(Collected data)

— Start —

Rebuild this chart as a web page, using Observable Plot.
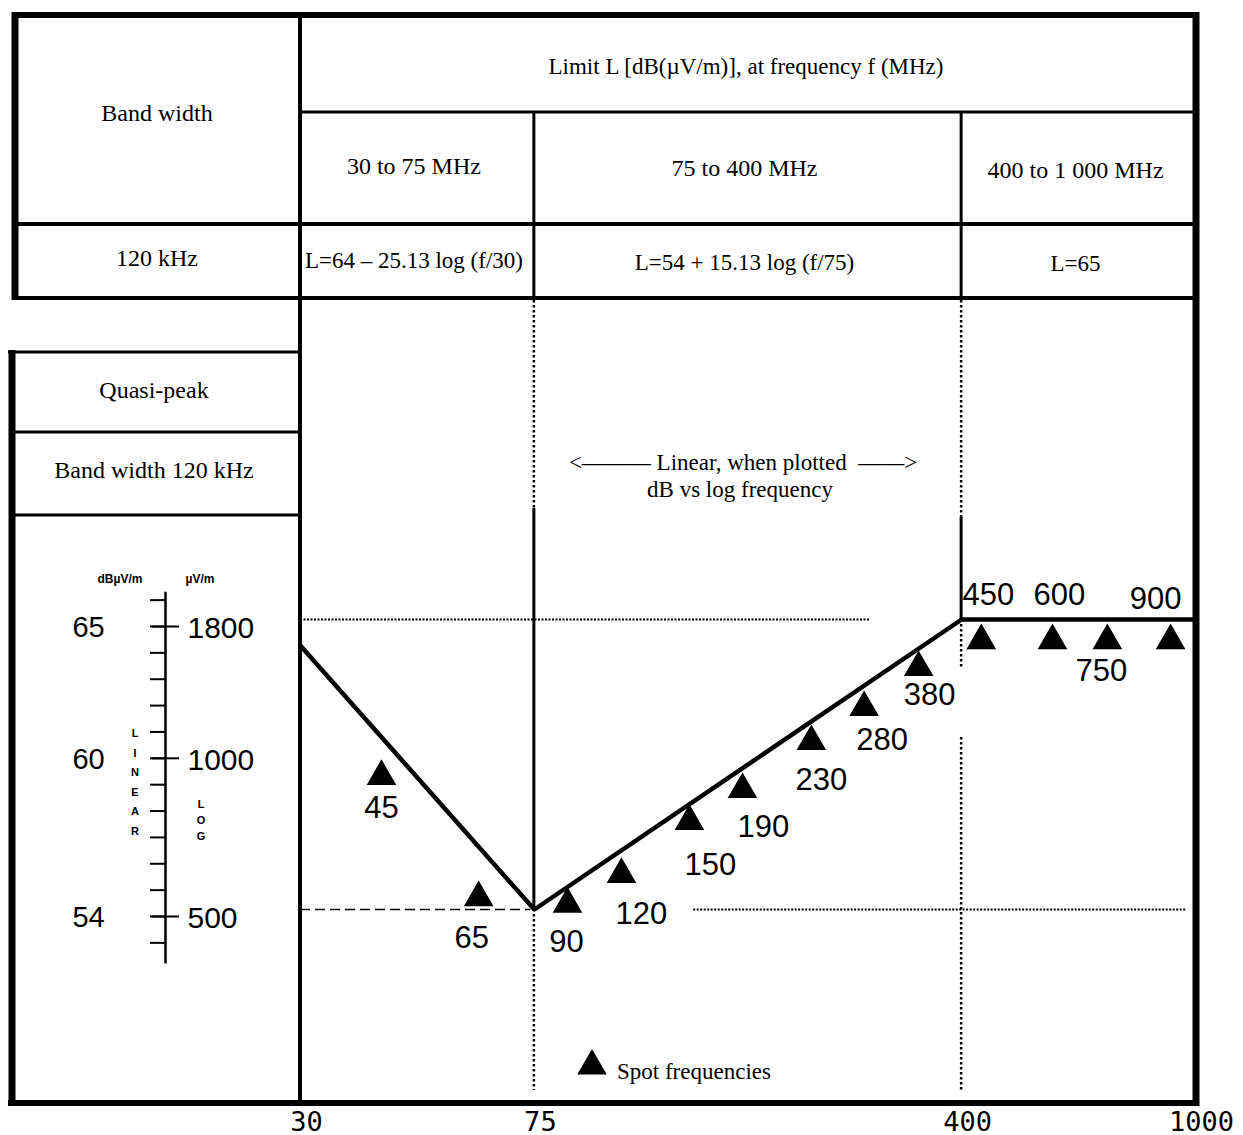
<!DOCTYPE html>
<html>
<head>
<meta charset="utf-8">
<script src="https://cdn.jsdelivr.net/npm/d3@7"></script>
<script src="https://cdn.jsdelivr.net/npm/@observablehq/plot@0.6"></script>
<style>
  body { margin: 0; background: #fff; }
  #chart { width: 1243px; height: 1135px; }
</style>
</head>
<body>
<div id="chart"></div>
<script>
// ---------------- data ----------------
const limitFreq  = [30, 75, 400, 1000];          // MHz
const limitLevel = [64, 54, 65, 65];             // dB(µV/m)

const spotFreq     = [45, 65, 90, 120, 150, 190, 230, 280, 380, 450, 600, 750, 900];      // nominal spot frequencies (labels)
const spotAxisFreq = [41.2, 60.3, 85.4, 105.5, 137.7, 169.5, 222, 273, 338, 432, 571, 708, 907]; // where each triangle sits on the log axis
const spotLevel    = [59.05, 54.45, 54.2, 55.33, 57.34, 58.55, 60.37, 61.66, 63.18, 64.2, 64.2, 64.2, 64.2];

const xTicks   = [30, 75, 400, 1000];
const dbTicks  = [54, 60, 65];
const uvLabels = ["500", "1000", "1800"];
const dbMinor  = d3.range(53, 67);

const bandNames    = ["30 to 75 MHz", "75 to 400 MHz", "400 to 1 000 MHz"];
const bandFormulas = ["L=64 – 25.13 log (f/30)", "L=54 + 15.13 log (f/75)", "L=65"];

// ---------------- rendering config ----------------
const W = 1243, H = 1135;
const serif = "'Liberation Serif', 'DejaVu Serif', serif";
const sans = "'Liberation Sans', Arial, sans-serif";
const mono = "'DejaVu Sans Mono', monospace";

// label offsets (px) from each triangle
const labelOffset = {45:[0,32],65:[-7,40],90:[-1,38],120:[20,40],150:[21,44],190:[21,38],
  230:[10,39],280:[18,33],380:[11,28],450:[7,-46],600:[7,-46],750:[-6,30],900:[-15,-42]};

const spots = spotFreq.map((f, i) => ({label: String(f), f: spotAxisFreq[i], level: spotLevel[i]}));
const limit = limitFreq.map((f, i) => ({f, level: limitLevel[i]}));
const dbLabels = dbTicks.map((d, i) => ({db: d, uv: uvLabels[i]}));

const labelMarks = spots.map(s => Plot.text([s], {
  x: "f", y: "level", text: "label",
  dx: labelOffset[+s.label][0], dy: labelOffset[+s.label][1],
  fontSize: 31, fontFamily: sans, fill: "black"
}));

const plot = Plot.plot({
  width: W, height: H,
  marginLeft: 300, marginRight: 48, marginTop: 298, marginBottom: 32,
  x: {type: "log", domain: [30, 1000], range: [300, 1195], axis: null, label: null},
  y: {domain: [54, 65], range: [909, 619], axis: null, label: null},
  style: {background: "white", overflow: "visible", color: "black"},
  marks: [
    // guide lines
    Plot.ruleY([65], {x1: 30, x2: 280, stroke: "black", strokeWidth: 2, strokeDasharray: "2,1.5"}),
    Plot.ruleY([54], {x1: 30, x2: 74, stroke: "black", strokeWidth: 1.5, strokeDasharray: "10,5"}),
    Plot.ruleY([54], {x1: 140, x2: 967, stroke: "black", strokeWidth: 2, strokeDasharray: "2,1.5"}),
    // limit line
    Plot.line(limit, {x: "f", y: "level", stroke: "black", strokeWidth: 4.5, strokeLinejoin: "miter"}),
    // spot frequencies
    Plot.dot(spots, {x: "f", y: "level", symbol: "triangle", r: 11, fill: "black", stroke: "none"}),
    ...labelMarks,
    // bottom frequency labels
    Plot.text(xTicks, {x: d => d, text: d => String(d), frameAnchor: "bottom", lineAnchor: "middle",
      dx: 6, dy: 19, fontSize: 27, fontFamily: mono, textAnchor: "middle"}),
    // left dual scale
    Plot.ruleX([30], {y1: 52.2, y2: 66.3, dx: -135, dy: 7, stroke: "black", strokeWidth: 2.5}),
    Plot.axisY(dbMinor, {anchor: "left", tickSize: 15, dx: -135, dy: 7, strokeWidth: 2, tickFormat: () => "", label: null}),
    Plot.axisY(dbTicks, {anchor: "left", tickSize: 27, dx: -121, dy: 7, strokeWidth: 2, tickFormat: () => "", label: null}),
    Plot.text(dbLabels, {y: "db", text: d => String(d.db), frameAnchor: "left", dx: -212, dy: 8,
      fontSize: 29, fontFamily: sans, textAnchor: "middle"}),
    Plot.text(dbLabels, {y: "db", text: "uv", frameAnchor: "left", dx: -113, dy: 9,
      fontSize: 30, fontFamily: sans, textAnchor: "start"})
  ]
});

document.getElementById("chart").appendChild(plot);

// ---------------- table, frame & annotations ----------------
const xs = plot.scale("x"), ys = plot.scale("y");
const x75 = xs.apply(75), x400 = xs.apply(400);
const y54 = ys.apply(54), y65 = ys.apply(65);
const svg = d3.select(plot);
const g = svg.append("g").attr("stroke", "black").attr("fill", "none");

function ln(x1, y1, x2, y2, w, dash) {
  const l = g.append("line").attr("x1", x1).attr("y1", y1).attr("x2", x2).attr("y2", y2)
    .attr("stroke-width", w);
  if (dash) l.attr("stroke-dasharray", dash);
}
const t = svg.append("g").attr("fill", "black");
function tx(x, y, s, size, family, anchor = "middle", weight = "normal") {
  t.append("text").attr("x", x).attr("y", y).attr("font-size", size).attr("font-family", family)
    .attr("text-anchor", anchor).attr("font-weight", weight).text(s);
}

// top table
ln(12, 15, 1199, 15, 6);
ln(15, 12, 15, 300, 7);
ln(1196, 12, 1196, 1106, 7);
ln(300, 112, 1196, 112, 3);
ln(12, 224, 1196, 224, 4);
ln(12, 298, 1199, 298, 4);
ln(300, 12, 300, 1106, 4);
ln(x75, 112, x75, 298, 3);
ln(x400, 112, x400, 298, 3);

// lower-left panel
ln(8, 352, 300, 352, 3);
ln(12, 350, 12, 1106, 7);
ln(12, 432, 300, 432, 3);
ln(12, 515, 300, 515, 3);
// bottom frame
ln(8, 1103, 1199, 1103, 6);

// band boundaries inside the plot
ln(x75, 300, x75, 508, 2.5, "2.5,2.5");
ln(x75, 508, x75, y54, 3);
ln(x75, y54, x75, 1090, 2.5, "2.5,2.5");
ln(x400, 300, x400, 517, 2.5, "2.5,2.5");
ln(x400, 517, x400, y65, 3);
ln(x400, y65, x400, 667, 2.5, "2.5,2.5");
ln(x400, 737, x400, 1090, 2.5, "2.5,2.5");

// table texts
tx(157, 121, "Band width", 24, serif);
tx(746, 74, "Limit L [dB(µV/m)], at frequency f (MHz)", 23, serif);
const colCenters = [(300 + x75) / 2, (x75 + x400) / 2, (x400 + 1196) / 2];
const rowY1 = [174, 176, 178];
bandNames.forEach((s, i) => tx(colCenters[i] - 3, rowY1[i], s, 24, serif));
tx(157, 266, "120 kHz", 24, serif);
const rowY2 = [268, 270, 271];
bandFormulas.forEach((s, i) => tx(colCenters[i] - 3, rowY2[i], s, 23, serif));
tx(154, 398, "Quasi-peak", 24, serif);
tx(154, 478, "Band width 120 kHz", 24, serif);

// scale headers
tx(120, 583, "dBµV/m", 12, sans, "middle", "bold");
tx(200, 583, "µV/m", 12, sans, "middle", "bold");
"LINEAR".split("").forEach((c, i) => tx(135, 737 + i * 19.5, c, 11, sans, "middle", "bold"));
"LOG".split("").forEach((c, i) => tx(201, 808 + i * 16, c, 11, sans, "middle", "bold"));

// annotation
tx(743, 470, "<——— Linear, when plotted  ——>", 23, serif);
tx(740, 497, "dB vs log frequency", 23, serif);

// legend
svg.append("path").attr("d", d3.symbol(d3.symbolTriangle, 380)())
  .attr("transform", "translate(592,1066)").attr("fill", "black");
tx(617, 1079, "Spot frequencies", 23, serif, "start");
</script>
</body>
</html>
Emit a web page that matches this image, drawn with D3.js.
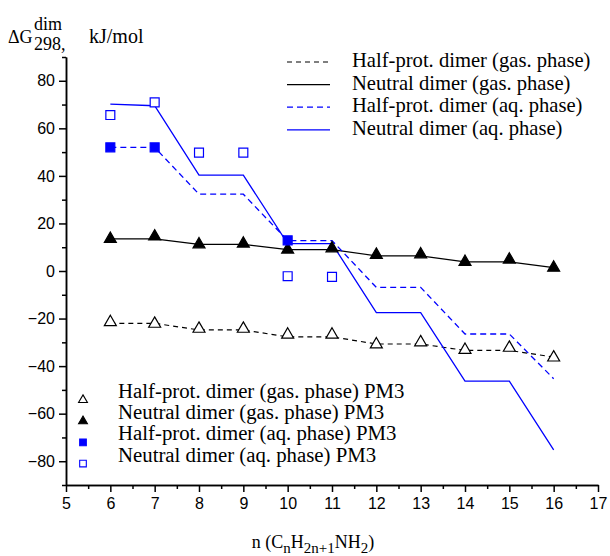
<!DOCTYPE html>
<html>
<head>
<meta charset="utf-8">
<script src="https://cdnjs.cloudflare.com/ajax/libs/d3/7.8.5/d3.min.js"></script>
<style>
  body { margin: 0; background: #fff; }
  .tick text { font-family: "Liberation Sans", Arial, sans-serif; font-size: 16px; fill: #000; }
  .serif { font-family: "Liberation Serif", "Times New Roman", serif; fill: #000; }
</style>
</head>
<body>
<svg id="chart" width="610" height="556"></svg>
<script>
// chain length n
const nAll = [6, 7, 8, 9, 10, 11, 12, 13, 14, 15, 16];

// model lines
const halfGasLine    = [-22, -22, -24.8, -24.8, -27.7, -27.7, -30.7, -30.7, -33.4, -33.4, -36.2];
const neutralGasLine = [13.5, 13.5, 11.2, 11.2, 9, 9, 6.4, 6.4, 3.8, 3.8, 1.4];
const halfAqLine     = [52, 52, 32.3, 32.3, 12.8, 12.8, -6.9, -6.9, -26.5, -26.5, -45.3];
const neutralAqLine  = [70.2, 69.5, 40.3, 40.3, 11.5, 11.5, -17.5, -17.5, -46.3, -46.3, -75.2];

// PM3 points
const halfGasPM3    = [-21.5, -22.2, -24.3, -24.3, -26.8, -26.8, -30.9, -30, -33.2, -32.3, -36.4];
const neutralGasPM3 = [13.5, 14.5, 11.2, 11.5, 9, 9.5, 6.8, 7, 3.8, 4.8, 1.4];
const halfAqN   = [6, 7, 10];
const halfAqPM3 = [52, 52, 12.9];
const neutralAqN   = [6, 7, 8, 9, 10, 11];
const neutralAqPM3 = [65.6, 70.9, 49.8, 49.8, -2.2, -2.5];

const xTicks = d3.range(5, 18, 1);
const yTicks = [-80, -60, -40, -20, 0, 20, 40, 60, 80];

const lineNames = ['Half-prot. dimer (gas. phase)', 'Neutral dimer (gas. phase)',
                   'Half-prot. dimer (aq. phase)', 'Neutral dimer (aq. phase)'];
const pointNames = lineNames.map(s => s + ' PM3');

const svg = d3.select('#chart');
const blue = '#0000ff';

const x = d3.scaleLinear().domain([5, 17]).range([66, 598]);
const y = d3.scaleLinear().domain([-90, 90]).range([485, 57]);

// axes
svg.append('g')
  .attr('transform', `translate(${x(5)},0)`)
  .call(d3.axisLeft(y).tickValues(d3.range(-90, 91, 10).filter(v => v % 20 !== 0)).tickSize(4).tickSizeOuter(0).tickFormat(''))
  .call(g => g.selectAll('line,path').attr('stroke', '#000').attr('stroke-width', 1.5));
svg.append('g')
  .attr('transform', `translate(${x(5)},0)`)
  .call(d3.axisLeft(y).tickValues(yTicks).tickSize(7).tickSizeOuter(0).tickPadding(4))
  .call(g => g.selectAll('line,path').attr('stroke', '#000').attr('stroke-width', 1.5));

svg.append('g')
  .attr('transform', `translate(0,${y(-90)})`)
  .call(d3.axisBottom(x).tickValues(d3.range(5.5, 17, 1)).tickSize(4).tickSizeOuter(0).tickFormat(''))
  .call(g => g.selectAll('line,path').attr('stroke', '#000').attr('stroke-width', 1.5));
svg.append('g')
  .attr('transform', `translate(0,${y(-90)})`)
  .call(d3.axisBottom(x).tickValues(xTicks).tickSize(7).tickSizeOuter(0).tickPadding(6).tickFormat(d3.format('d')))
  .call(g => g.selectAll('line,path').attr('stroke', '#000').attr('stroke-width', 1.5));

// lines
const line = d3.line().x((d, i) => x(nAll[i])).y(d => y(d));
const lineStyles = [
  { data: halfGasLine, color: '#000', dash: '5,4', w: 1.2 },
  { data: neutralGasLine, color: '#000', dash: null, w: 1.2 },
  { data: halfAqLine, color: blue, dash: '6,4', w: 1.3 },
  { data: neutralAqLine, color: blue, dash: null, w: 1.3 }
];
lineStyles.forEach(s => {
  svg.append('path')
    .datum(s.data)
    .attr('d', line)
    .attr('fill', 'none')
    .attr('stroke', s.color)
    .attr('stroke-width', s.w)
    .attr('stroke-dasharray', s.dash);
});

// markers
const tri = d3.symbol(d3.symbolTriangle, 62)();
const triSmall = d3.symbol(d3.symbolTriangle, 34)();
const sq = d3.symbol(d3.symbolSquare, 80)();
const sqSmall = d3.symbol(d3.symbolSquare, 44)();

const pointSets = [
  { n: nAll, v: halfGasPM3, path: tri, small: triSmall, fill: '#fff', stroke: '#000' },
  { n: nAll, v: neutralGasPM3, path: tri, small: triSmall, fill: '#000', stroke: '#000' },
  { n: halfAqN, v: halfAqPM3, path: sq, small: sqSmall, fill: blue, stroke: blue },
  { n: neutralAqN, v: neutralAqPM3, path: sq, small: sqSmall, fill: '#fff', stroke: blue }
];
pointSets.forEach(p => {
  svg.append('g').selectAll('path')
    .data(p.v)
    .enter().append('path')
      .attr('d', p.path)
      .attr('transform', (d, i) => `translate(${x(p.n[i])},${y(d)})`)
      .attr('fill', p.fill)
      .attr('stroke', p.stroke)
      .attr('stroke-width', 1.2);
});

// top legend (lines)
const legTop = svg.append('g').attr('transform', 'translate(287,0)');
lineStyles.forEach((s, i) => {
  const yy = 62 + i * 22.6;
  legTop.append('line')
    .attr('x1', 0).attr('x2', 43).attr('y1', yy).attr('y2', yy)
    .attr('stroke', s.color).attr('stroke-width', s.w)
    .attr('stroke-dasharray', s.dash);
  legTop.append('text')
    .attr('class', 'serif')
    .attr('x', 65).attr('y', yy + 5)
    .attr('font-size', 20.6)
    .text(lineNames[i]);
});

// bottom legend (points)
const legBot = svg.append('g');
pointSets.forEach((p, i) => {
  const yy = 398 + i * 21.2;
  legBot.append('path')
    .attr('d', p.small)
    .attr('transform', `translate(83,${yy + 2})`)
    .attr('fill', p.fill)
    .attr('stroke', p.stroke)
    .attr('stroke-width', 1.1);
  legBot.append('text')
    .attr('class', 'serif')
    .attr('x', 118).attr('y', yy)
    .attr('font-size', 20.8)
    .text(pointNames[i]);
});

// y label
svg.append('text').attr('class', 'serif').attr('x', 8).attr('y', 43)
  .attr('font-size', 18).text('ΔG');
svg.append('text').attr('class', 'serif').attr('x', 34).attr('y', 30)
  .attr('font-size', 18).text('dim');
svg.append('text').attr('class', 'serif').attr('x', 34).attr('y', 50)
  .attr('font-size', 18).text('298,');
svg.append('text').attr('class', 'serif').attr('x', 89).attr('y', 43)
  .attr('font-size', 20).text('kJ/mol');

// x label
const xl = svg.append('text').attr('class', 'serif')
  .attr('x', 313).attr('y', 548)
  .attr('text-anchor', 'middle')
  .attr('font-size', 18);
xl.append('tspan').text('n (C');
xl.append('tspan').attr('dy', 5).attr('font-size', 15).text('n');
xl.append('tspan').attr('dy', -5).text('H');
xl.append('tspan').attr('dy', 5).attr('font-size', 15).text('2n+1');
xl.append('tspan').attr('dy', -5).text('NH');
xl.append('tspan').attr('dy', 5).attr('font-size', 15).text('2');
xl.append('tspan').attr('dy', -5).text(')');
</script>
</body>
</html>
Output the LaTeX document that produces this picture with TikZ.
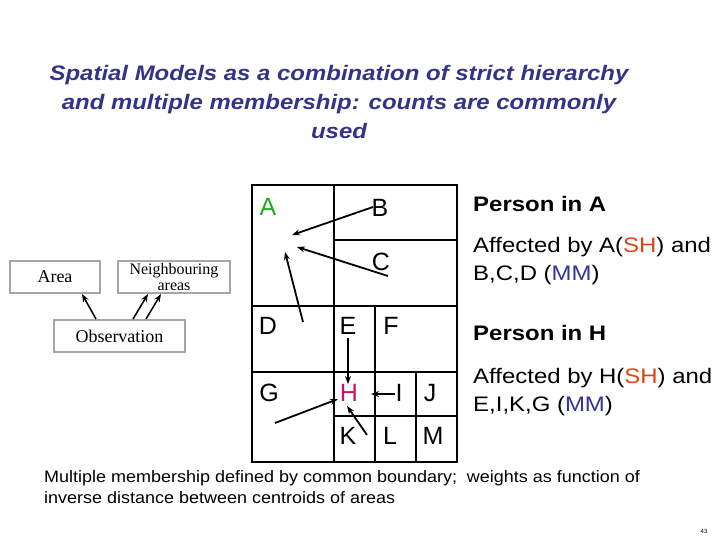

— End —

Return all lines containing "that".

**Task response:**
Emit a web page that matches this image, drawn with D3.js.
Output the LaTeX document that produces this picture with TikZ.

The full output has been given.